The ANSI/TIA/EIA-568-B Standard breaks structured cabling into seven areas. They are the horizontal cabling, backbone cabling, the work area, telecommunications rooms, equipment rooms, entrance facility (building entrance), and Administration.

Horizontal Cabling
Horizontal cabling, is the cabling that extends from telecommunications rooms to the work area and terminates in telecommunications outlets (information outlets or wall plates). Horizontal cabling includes the following:

  • Cable from the patch panel to the work area
  • Telecommunications outlets
  • Cable terminations
  • Cross-connections (where permitted)
  • A maximum of one transition point

Backbone Cabling
Backbone cabling is necessary to connect entrance facilities, equipment rooms, and telecommunications rooms. Backbone cabling is also sometimes called vertical cabling, cross-connect cabling, riser cabling, or intercloset cabling.
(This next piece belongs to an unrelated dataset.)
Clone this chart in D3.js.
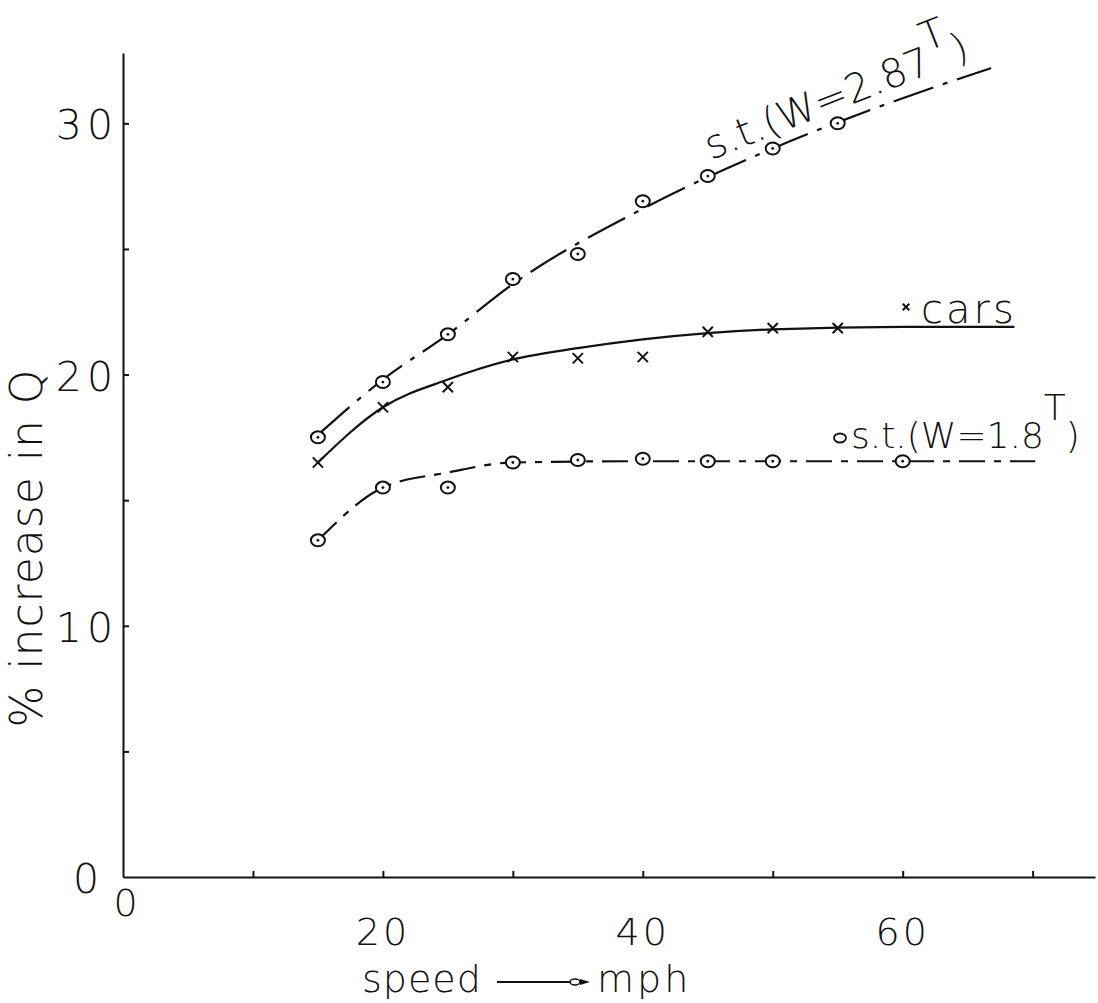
<!DOCTYPE html>
<meta charset="utf-8">
<html>
  <head>
    <title>% increase in Q vs speed</title>
    <script src="https://d3js.org/d3.v7.min.js"></script>
    <style>
      body { margin: 0; background: #fff; }
      svg { display: block; }
      text {
        font-family: "DejaVu Sans", "Noto Sans", sans-serif;
        font-weight: 200;
        fill: #111;
      }
      .axis path, .axis line { stroke: #111; stroke-width: 2px; }
    </style>
  </head>
  <body>
    <div id="chart"></div>
    <script>
      // observed points (speed in mph, % increase in Q)
      var st287Speeds = [15, 20, 25, 30, 35, 40, 45, 50, 55];
      var st287Values = [17.5, 19.7, 21.6, 23.8, 24.8, 26.9, 27.9, 29.0, 30.0];
      var carsSpeeds  = [15, 20, 25, 30, 35, 40, 45, 50, 55];
      var carsValues  = [16.5, 18.7, 19.5, 20.7, 20.65, 20.7, 21.7, 21.85, 21.85];
      var st18Speeds  = [15, 20, 25, 30, 35, 40, 45, 50, 60];
      var st18Values  = [13.4, 15.5, 15.5, 16.5, 16.6, 16.65, 16.55, 16.55, 16.55];

      // hand-fitted curves
      var st287CurveSpeeds = [15, 20, 25, 30, 40, 50, 60, 66.8];
      var st287CurveValues = [17.6, 19.8, 21.6, 23.6, 26.6, 29.0, 31.0, 32.2];
      var carsCurveSpeeds  = [15, 20, 25, 30, 35, 40, 45, 50, 60, 68.6];
      var carsCurveValues  = [16.5, 18.7, 19.8, 20.6, 21.05, 21.4, 21.65, 21.8, 21.9, 21.9];
      var st18CurveSpeeds  = [15, 20, 25, 30, 40, 50, 60, 70.2];
      var st18CurveValues  = [13.4, 15.5, 16.1, 16.5, 16.55, 16.55, 16.55, 16.55];

      var xTicks = [10, 20, 30, 40, 50, 60, 70];
      var yTicks = [5, 10, 15, 20, 25, 30];
      var xTickLabels = [0, 20, 40, 60];
      var yTickLabels = [0, 10, 20, 30];

      var width = 1098, height = 1003;

      var svg = d3.select("#chart").append("svg")
          .attr("width", width)
          .attr("height", height);

      var x = d3.scaleLinear().domain([0, 74.8]).range([123, 1095]);
      var y = d3.scaleLinear().domain([0, 32.8]).range([877, 53]);

      // axes, ticks pointing inward
      svg.append("g")
          .attr("class", "axis")
          .attr("transform", "translate(0," + y(0) + ")")
          .call(d3.axisBottom(x).tickValues(xTicks).tickSize(-6).tickSizeOuter(0).tickFormat(""));
      svg.append("g")
          .attr("class", "axis")
          .attr("transform", "translate(" + x(0) + ",0)")
          .call(d3.axisLeft(y).tickValues(yTicks).tickSize(-6).tickSizeOuter(0).tickFormat(""));

      // tick labels
      svg.selectAll(".xlab").data(xTickLabels).enter().append("text")
          .attr("class", "xlab")
          .attr("x", function(d) { return d == 0 ? x(d) + 4 : x(d); })
          .attr("y", function(d) { return d == 0 ? 916 : 945; })
          .attr("text-anchor", "middle")
          .style("font-size", "38px")
          .style("letter-spacing", "3px")
          .text(function(d) { return d; });

      svg.selectAll(".ylab").data(yTickLabels).enter().append("text")
          .attr("class", "ylab")
          .attr("x", function(d) { return d == 0 ? 104 : 118; })
          .attr("y", function(d) { return y(d) + 16; })
          .attr("text-anchor", "end")
          .style("font-size", "41px")
          .style("letter-spacing", "5px")
          .text(function(d) { return d; });

      // axis titles
      svg.append("text")
          .attr("transform", "translate(42,548) rotate(-90)")
          .attr("text-anchor", "middle")
          .style("font-size", "44px")
          .style("letter-spacing", "1px")
          .text("% increase in Q");

      svg.append("text")
          .attr("x", 362).attr("y", 992)
          .style("font-size", "38px")
          .style("letter-spacing", "1px")
          .text("speed");
      svg.append("text")
          .attr("x", 597).attr("y", 992)
          .style("font-size", "38px")
          .style("letter-spacing", "3px")
          .text("mph");
      // arrow between "speed" and "mph"
      svg.append("line")
          .attr("x1", 497).attr("x2", 572).attr("y1", 982).attr("y2", 982)
          .attr("stroke", "#111").attr("stroke-width", 2);
      svg.append("ellipse")
          .attr("cx", 575).attr("cy", 982).attr("rx", 5).attr("ry", 3)
          .attr("fill", "#fff").attr("stroke", "#111").attr("stroke-width", 1.5);
      svg.append("path")
          .attr("d", "M580,979L590,982L580,985Z")
          .attr("fill", "#111");

      // fitted curves
      var line = d3.line()
          .x(function(d) { return x(d[0]); })
          .y(function(d) { return y(d[1]); })
          .curve(d3.curveMonotoneX);

      function drawCurve(speeds, values, dash) {
        svg.append("path")
            .datum(d3.zip(speeds, values))
            .attr("d", line)
            .attr("fill", "none")
            .attr("stroke", "#111")
            .attr("stroke-width", 2.2)
            .attr("stroke-dasharray", dash);
      }
      drawCurve(st287CurveSpeeds, st287CurveValues, "42,10,5,10");
      drawCurve(carsCurveSpeeds, carsCurveValues, null);
      drawCurve(st18CurveSpeeds, st18CurveValues, "26,9,7,9");

      // circle markers with a dot in the middle
      function drawCircles(speeds, values) {
        var g = svg.append("g");
        var pts = d3.zip(speeds, values);
        g.selectAll("ellipse").data(pts).enter().append("ellipse")
            .attr("cx", function(d) { return x(d[0]); })
            .attr("cy", function(d) { return y(d[1]); })
            .attr("rx", 7).attr("ry", 6)
            .attr("fill", "#fff")
            .attr("stroke", "#111")
            .attr("stroke-width", 2);
        g.selectAll("circle").data(pts).enter().append("circle")
            .attr("cx", function(d) { return x(d[0]); })
            .attr("cy", function(d) { return y(d[1]); })
            .attr("r", 1.4)
            .attr("fill", "#111");
      }
      drawCircles(st287Speeds, st287Values);
      drawCircles(st18Speeds, st18Values);

      var cross = d3.symbol().type(d3.symbolTimes).size(70);
      svg.append("g").selectAll("path").data(d3.zip(carsSpeeds, carsValues)).enter().append("path")
          .attr("d", cross)
          .attr("transform", function(d) { return "translate(" + x(d[0]) + "," + y(d[1]) + ")"; })
          .attr("fill", "none")
          .attr("stroke", "#111")
          .attr("stroke-width", 2);

      // curve labels
      var lab287 = svg.append("text")
          .attr("transform", "translate(711,160) rotate(-21.5)")
          .style("font-size", "40px");
      lab287.append("tspan").text("s.t.(W=2.87");
      lab287.append("tspan").attr("dy", -22).text("T");
      lab287.append("tspan").attr("dy", 22).text(")");

      svg.append("path")
          .attr("d", d3.symbol().type(d3.symbolTimes).size(30))
          .attr("transform", "translate(906,307)")
          .attr("fill", "none").attr("stroke", "#111").attr("stroke-width", 2);
      svg.append("text")
          .attr("x", 921).attr("y", 323)
          .style("font-size", "40px")
          .style("letter-spacing", "3px")
          .text("cars");

      svg.append("ellipse")
          .attr("cx", 840).attr("cy", 438).attr("rx", 6).attr("ry", 4.5)
          .attr("fill", "#fff").attr("stroke", "#111").attr("stroke-width", 1.8);
      var lab18 = svg.append("text")
          .attr("x", 851).attr("y", 448)
          .style("font-size", "36px");
      lab18.append("tspan").text("s.t.(W=1.8");
      lab18.append("tspan").attr("dy", -28).text("T");
      lab18.append("tspan").attr("dy", 28).text(")");
    </script>
  </body>
</html>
Backbone cabling consists of not only the cables that connect the telecommunication rooms, equipment rooms, and building entrance but also the cross-connect cables, mechanical terminations, or patch cords used for backbone-to-backbone cross-connection.

Work Area
The work area is where the horizontal cable terminates at the wall outlet (telecommunications outlet). In the work area, the users and telecommunications equipment connect to the structured-cabling infrastructure. The work area begins at the telecommunications area and includes components such as the following:

  • Patch cables, modular cords, fiber jumpers, and adapter cables
  • Adapters such as baluns and other devices that modify the signal or impedance of the cable (these devices must be external to the information outlet)
  • Station equipment such as computers, telephones, fax machines, data terminals, and modems

The work-area wiring should be simple and easy to manipulate. In today’s business environments, moves, additions, and removal of equipment are frequent. Consequently, the cabling system needs to be easily adaptable to these changes.

Telecommunications Rooms
The telecommunications room is the location within a building where cabling components such as cross-connects and patch panels are located. Horizontal cabling is terminated in patch panels or termination blocks and then uses horizontal pathways to reach work areas. The telecommunications room may also contain networking
equipment such as LAN hubs, switches, routers, and repeaters. Backbone-cabling equipment rooms terminate in the telecommunications room.

Equipment Room
Equipment Room is a centralized space specified to house more sophisticated equipment than the entrance facility or the telecommunications rooms. Often, telephone equipment or data-networking equipment such as routers, switches, and hubs are located there. Computer equipment may possibly be stored there.

Entrance Facility
All external cabling (campus backbone, interbuilding, antennae pathways, and telecommunications provider) should enter the building and terminate in a single point. Telecommunications carriers are usually required to terminate within 50 feet of a building entrance. The entrance facility may share space with the equipment room, if necessary or possible. Telephone companies often refer to the entrance facility as the demarcation point. Some entrance facilities also house telephone or PBX (private branch exchange) equipment.

Administration areas
Administration area purpose is to provide a uniform administration scheme that is independent of application, which may change several times throughout the life of a building.